We find ourselves in a comfortable community meeting place in the deepest depths of rural Ireland - a sanctuary, which will have seen few changes over countless generations of regular visitors. It's a windy winter evening when we meet the locals of County Leitrim: a group of chaps who have a well-established pecking order, and whose mainstay of conversation involves bolster and banter.

When a single woman from the big city is introduced to the throng, for a moment the hierarchy comes under threat, but through the communal sharing of anecdotes and fables, the gathered gaggle begin to expose their real feelings for one another in a sensitive comment on human companionship and the importance of confraternity.

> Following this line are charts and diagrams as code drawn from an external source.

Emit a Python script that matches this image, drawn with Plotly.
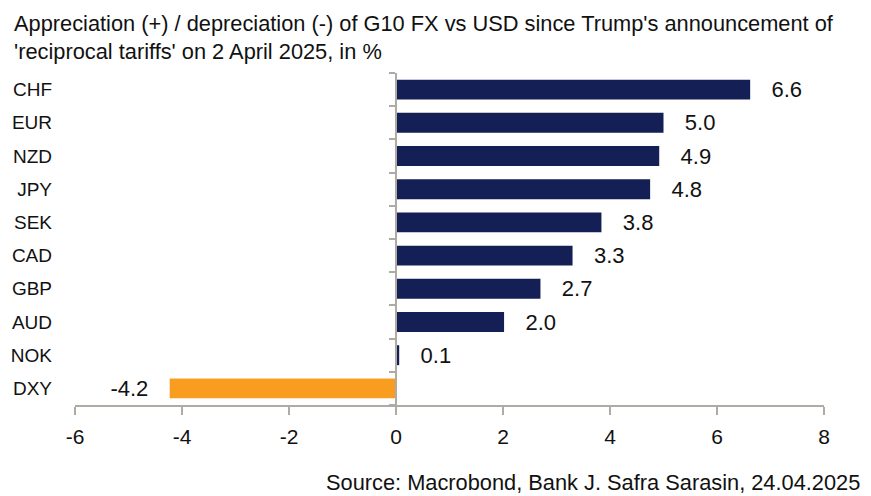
import plotly.graph_objects as go

categories = ["CHF", "EUR", "NZD", "JPY", "SEK", "CAD", "GBP", "AUD", "NOK", "DXY"]
values = [6.62, 5.0, 4.92, 4.75, 3.84, 3.3, 2.7, 2.02, 0.06, -4.23]
x_ticks = [-6, -4, -2, 0, 2, 4, 6, 8]
x_tick_labels = ["-6", "-4", "-2", "0", "2", "4", "6", "8"]

NAVY = "#141f55"
ORANGE = "#f99d20"
GREY = "#b0aaa4"
FONT = "Liberation Sans"

colors = [ORANGE if c == "DXY" else NAVY for c in categories]
texts = [("   %.1f" % v) if v >= 0 else ("%.1f   " % v) for v in values]

W, H = 863, 488
L, R, T, B = 67, 47, 65, 91
PW, PH = W - L - R, H - T - B

fig = go.Figure()
fig.add_trace(go.Bar(
    x=values, y=categories, orientation="h",
    marker=dict(color=colors, line=dict(width=0)),
    width=0.6,
    text=texts, textposition="outside", cliponaxis=False, constraintext="none",
    textfont=dict(family=FONT, size=22, color="#111111"),
    hoverinfo="skip",
))
fig.add_trace(go.Scatter(x=[0], y=[0], yaxis="y2", mode="markers",
                         marker=dict(opacity=0), hoverinfo="skip", showlegend=False))

fig.update_layout(
    width=W, height=H,
    margin=dict(l=L, r=R, t=T, b=B),
    paper_bgcolor="white", plot_bgcolor="white",
    showlegend=False,
    font=dict(family=FONT, color="#111111"),
    xaxis=dict(
        range=[-6, 8], tickvals=x_ticks, ticktext=x_tick_labels,
        showgrid=False, zeroline=False, automargin=False,
        showline=True, linecolor=GREY, linewidth=1.5,
        ticks="outside", ticklen=8, tickcolor=GREY, tickwidth=1.5,
        ticklabelstandoff=4,
        tickfont=dict(size=21, family=FONT, color="#111111"),
    ),
    yaxis=dict(
        categoryorder="array", categoryarray=categories, autorange="reversed",
        showgrid=False, zeroline=False, showline=False, ticks="", automargin=False,
        ticklabelstandoff=22,
        tickfont=dict(size=19, family=FONT, color="#111111"),
    ),
    yaxis2=dict(
        overlaying="y", anchor="free", position=6/14, side="left", automargin=False,
        range=[9.5, -0.5], tickvals=[i - 0.5 for i in range(11)],
        showticklabels=False, showgrid=False, zeroline=False,
        showline=True, linecolor=GREY, linewidth=1.5,
        ticks="outside", ticklen=6, tickcolor=GREY, tickwidth=1.5,
    ),
    annotations=[
        dict(text="Appreciation (+) / depreciation (-) of G10 FX vs USD since Trump's announcement of<br>'reciprocal tariffs' on 2 April 2025, in %",
             xref="paper", yref="paper", x=-(L - 4) / PW, y=1 + (T - 1) / PH, xanchor="left", yanchor="top",
             align="left", showarrow=False, font=dict(size=21.8, family=FONT, color="#111111")),
        dict(text="Source: Macrobond, Bank J. Safra Sarasin, 24.04.2025",
             xref="paper", yref="paper", x=1 + 38 / PW, y=-(B + 1) / PH, xanchor="right", yanchor="bottom",
             showarrow=False, font=dict(size=21.8, family=FONT, color="#111111")),
    ],
)

fig.write_html("out.html")
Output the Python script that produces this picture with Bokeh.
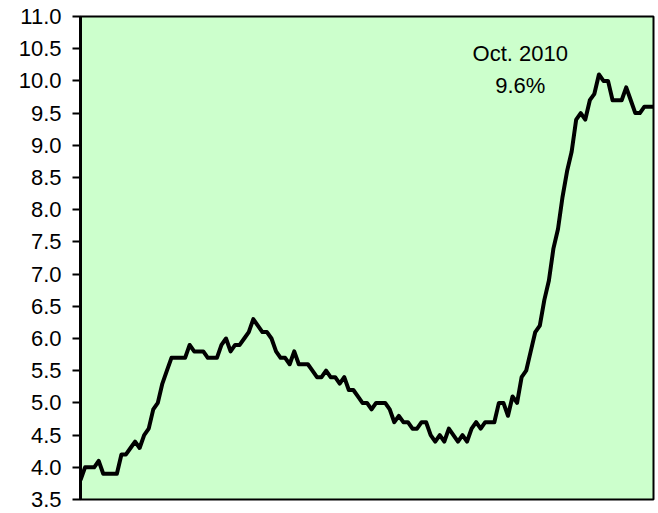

Simon Wolfe conducts proceedings from his barstool, and is a suitably appealing elder statesman whose gruff exterior begins to evaporate when the new addition to the clan, Valerie - played with a grave openness by Orla Fitzgerald - shares a heartbreaking tale of love and loss. Steven Elliot as Finbar and Richard Clements as Jim offer subtle succour, while Patrick Moy as barman Brendan fades into the set, only to ingratiate himself with pearls of wisdom when the atmosphere turns from fun to fractious.

Kenny Miller's design helps to envelope the audience in the warmth of the piece, with the pub tables and log burner within reach of the first few rows and the threadbare nature of the furnishings adding that familiar feel to the scenery, enabling the cast to fully explore the depths of their characters within the soporific ambiance.

The Weir at the Tobacco Factory Theatres comes from a newly established partnership with the Sherman Theatre, and in the programme notes it's stated that the aim of the project is to deliver world-class theatre to both venues. With Conor McPherson's melancholic modern classic, wonderfully performed by this stellar cast, they have more than fulfilled that aim.